Title: The Coilhunter Chronicles
Author: Dean F. Wilson
Genre: Western, Steampunk
Release Date: November 5, 2018
Synopsis (from Amazon):
For Coilhunter (Book 1)
Welcome to the Wild North, a desolate wasteland where criminals go to hide – if they can outlast the drought and the dangers of the desert. Or the dangers of something else.
Meet Nox, the Coilhunter. A mechanic and toymaker by trade, a bounty hunter by circumstance. He isn’t in it for the money. He’s in it for justice, and there’s a lot of justice that needs to be paid.
Between each kill, he’s looking for someone who has kept out of his cross hairs for quite a while – the person who murdered his wife and children. The trail has long gone cold, but there are changes happening, the kind of changes that uncover footprints and spent bullet casings.
Plagued by nightmares, he’s made himself into a living one, the kind the criminals and con men fear.
So, welcome, fair folk, to the Wild North. If the land doesn’t get you, the Coilhunter will.
Why I Think Boys May Enjoy This
What Dean F. Wilson has created with this series is something pretty awesome and somewhat unique. Western Steampunk is not a completely new concept (think the old Will Smith movie Wild Wild West or even the video for violinist Lindsey Stirling’s “Roundtable Rival”), it’s not heavily tapped into. That is awesome for those of us looking for a new combination of genres and Wilson doesn’t disappoint, handling both elements of his story and world fantastically.

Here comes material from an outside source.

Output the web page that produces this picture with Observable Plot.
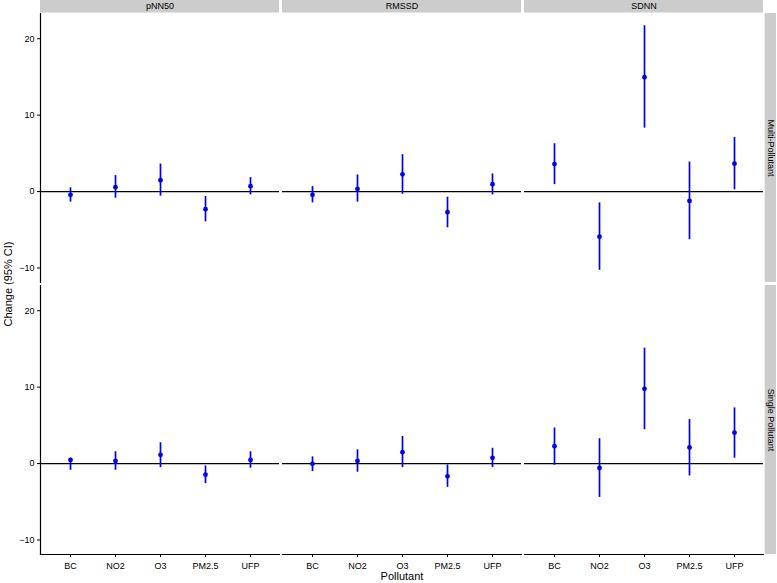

If I had to push this story into one genre over the other, it’s more Western and a bit Steampunk-lite (especially Coilhunter, the first book in this omnibus). Outside of Nox’s “toys” (mechanical gadgets he uses to help him in his bounty hunter job) and his mode of transportation (a monowheel, which is just epic in and of itself), the steampunk elements are not key to the plot or characterization. The second book, Rustkiller, explores in much more depth the steampunk aspects, with a more thorough involvement of the autonomous clockwork constructs.
That all being said, this series is otherwise a fantastic old school Wild West (or Wild North, as it is in this world) story with some updated tidbits. Nox is intriguing from the start, with his gruff exterior (and smoke-pluming mask) and his seemingly impervious moral compass (more Wyatt Earp than Billy the Kid). Wilson took the key components of our favorite lawmen of the Old West and gave us a bit of the coldness & heartbrokenness of the Saint of Killers (from Garth Ennis’s Preacher comics).
At the end of the day, Nox is a powerful and complicated main character and drives these stories. There are some nice minor characters in each story, some with recurring roles, and a plethora of scoundrels and villains (with very Dick Tracey-esque nicknames), but the Coilhunter stories brilliance begins and ends with the title character. Everything else is just gravy.
As with most Westerns, there is definitely violence and gunplay. Language concerns are virtually non-existent. Sexuality is touched upon in the existence and mention of prostitution, but there is no explicit sexual content in any of the stories. These books are clearly written with an adult audience in mind but I wouldn’t consider them inappropriate for a high schooler. I’d put the content rating on par with a PG13 rating.
Special Note For Audio Edition
As I listened to this on audio, I wanted to add a special note about the superb performance by R.C. Bray for narration. I think part of the reason I fell in love with Nox so much was the way Bray hit his gravelly drawl so dead on. His diversification of voice made it feel like it was a full cast performance sometimes. In Rustkiller, specifically, his ability to go back and forth from hard-as-nails Nox and ultra flamboyant Porridge, was just out of this world good.